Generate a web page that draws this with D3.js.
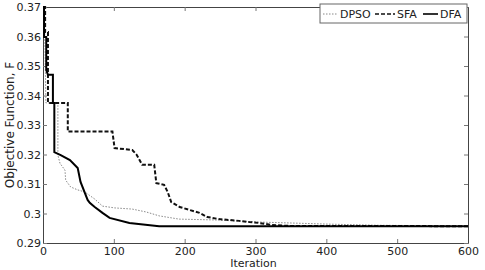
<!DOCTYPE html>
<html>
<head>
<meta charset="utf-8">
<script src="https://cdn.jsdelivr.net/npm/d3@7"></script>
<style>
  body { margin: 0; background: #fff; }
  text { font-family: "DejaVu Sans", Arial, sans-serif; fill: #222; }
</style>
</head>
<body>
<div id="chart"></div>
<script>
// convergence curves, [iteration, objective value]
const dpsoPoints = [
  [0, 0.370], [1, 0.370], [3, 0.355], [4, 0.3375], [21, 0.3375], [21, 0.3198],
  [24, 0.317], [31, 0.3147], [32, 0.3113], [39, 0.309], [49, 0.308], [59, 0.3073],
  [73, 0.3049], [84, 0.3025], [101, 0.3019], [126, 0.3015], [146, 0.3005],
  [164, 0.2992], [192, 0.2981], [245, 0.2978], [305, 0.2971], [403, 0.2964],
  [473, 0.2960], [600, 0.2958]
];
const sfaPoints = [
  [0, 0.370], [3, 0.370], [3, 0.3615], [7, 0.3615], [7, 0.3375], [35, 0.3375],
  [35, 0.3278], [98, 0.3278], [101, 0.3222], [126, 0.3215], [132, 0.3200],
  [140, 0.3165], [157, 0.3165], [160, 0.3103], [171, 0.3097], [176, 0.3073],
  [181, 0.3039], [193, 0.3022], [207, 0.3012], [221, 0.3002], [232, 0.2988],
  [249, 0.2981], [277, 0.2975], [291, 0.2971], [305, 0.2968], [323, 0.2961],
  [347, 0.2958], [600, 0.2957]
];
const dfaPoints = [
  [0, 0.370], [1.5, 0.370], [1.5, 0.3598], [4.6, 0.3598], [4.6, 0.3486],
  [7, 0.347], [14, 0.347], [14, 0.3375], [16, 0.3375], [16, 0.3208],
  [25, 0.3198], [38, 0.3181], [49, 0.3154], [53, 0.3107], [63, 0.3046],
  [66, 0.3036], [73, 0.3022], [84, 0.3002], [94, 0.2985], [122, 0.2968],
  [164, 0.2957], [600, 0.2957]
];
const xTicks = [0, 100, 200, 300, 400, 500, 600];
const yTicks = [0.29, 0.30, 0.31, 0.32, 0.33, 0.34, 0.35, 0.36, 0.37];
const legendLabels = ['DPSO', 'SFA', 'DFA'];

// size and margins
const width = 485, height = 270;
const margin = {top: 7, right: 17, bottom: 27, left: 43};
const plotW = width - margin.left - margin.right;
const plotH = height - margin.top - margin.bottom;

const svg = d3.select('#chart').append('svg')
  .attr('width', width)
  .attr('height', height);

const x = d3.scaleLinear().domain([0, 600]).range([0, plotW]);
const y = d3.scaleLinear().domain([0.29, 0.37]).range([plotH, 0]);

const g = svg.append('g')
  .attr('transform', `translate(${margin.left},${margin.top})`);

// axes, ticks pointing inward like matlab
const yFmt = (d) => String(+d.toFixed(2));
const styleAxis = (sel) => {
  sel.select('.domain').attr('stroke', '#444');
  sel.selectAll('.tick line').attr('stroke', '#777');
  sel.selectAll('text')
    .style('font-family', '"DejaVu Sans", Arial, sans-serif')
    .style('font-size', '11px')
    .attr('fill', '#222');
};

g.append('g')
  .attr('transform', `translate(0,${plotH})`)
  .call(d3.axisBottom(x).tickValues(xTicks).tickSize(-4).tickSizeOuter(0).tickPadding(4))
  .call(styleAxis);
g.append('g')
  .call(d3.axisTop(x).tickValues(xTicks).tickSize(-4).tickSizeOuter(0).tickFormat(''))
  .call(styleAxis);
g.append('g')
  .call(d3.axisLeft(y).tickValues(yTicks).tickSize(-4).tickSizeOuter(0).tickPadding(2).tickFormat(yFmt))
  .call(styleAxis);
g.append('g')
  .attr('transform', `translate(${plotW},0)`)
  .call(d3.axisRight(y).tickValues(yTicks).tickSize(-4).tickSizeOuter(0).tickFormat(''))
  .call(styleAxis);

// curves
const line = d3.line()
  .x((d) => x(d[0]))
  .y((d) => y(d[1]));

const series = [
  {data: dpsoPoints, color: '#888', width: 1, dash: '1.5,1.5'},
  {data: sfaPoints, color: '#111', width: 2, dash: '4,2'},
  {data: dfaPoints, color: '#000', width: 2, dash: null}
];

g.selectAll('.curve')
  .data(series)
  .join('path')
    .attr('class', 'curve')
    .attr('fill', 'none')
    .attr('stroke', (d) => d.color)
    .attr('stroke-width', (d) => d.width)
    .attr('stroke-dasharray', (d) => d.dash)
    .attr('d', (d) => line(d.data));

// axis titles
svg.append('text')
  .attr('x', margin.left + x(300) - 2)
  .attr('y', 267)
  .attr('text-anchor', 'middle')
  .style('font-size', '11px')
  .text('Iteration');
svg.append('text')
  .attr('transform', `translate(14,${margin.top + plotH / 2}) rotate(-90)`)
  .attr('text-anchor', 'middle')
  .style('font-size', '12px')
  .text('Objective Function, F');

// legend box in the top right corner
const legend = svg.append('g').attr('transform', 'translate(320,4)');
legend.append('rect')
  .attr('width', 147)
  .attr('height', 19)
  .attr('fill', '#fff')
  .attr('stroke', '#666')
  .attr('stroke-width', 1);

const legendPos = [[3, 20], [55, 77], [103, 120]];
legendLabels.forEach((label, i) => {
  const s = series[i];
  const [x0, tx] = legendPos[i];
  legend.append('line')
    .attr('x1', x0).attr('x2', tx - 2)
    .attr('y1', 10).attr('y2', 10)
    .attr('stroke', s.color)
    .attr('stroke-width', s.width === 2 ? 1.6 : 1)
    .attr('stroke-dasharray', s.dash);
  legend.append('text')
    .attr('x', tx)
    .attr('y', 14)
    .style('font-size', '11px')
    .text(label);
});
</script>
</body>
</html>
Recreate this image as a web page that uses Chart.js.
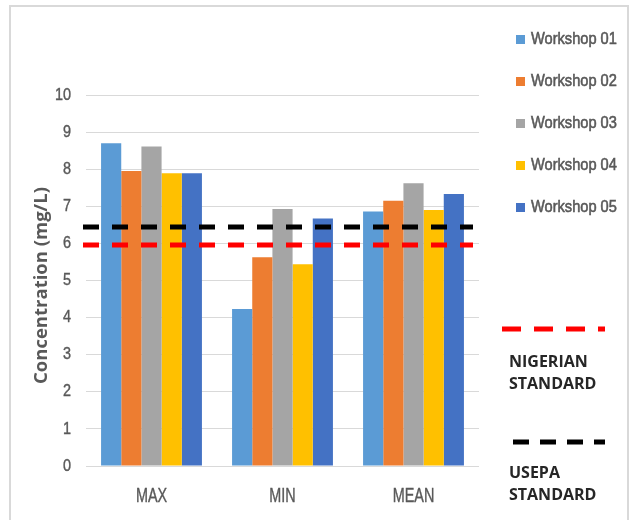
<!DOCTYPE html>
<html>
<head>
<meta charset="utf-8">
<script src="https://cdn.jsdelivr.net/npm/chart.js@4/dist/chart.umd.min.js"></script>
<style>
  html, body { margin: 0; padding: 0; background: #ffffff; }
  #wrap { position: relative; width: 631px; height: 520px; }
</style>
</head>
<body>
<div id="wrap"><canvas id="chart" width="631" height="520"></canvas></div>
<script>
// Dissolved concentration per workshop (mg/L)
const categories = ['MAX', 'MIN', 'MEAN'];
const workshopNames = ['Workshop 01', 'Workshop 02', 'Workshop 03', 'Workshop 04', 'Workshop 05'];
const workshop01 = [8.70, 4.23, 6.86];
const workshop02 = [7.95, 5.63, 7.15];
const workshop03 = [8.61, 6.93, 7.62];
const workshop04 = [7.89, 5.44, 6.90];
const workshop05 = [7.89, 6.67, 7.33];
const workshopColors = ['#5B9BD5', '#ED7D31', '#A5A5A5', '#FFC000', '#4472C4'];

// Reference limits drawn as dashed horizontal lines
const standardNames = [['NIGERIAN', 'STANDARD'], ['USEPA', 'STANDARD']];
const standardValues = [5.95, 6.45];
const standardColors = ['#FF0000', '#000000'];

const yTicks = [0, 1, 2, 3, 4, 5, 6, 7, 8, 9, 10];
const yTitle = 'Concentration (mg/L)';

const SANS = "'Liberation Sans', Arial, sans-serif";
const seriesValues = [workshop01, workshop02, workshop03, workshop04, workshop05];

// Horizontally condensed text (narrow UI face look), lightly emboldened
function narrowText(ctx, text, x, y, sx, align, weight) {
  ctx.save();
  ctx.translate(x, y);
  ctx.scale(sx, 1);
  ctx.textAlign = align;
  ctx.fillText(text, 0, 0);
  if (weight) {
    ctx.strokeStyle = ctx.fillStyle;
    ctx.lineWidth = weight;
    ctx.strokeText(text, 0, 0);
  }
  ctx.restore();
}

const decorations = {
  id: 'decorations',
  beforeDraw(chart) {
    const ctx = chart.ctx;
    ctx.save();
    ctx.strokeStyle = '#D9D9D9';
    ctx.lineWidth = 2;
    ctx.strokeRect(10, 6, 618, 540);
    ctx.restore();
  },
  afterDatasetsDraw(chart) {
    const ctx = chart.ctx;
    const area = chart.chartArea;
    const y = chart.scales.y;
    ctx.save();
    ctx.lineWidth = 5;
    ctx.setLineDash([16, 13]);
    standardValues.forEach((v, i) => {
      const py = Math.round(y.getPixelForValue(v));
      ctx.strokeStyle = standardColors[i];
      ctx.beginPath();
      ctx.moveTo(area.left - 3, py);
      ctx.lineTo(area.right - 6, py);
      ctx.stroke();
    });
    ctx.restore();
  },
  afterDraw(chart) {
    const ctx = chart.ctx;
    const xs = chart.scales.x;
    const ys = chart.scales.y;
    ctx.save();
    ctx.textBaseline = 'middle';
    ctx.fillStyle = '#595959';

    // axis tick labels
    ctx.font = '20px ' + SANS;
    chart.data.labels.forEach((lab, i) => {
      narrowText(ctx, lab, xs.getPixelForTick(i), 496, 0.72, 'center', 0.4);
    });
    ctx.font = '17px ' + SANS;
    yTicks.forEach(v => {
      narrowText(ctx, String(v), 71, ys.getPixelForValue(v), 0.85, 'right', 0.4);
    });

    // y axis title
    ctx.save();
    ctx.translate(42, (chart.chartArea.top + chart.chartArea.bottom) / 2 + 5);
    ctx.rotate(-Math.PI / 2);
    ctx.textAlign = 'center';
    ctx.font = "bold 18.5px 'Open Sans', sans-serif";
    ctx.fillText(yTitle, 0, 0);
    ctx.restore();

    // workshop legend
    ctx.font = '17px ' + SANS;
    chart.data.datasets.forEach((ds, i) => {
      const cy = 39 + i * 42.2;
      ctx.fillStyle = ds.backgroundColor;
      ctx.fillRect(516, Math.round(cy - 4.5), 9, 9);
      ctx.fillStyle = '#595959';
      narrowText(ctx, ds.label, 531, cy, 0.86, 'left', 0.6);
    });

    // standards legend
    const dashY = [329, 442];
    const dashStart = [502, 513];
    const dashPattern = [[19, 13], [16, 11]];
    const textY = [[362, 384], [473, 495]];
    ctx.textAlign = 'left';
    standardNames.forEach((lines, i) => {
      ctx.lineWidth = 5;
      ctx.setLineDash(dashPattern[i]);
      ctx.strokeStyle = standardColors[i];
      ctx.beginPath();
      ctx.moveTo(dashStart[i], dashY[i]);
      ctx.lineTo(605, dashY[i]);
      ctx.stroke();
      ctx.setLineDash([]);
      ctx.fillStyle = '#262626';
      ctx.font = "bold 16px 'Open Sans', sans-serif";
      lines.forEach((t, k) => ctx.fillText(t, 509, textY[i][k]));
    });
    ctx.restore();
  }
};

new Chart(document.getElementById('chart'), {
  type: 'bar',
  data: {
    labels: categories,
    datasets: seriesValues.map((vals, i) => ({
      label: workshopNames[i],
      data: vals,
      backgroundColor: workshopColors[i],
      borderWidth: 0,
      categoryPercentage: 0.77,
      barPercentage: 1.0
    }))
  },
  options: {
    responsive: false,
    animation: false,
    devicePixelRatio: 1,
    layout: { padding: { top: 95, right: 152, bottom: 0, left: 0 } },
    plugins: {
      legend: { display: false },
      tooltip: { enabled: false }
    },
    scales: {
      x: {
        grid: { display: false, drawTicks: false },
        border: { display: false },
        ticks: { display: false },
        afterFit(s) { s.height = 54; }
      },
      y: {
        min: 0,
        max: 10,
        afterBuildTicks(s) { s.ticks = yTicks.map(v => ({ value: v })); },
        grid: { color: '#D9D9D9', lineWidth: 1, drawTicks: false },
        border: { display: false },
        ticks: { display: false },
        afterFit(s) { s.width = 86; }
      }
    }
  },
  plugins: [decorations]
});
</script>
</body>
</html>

◆ Exercise ◆
The lines to reproduce run from the one above containing "Recreate this image" through the one containing "['#5B9BD5', '#ED7D31', '#A5A5A5', '#FFC000', '#4472C4'];". Copy them exactly and leave out all pictures.

◆ Exercise response ◆
Recreate this image as a web page that uses Chart.js.
<!DOCTYPE html>
<html>
<head>
<meta charset="utf-8">
<script src="https://cdn.jsdelivr.net/npm/chart.js@4/dist/chart.umd.min.js"></script>
<style>
  html, body { margin: 0; padding: 0; background: #ffffff; }
  #wrap { position: relative; width: 631px; height: 520px; }
</style>
</head>
<body>
<div id="wrap"><canvas id="chart" width="631" height="520"></canvas></div>
<script>
// Dissolved concentration per workshop (mg/L)
const categories = ['MAX', 'MIN', 'MEAN'];
const workshopNames = ['Workshop 01', 'Workshop 02', 'Workshop 03', 'Workshop 04', 'Workshop 05'];
const workshop01 = [8.70, 4.23, 6.86];
const workshop02 = [7.95, 5.63, 7.15];
const workshop03 = [8.61, 6.93, 7.62];
const workshop04 = [7.89, 5.44, 6.90];
const workshop05 = [7.89, 6.67, 7.33];
const workshopColors = ['#5B9BD5', '#ED7D31', '#A5A5A5', '#FFC000', '#4472C4'];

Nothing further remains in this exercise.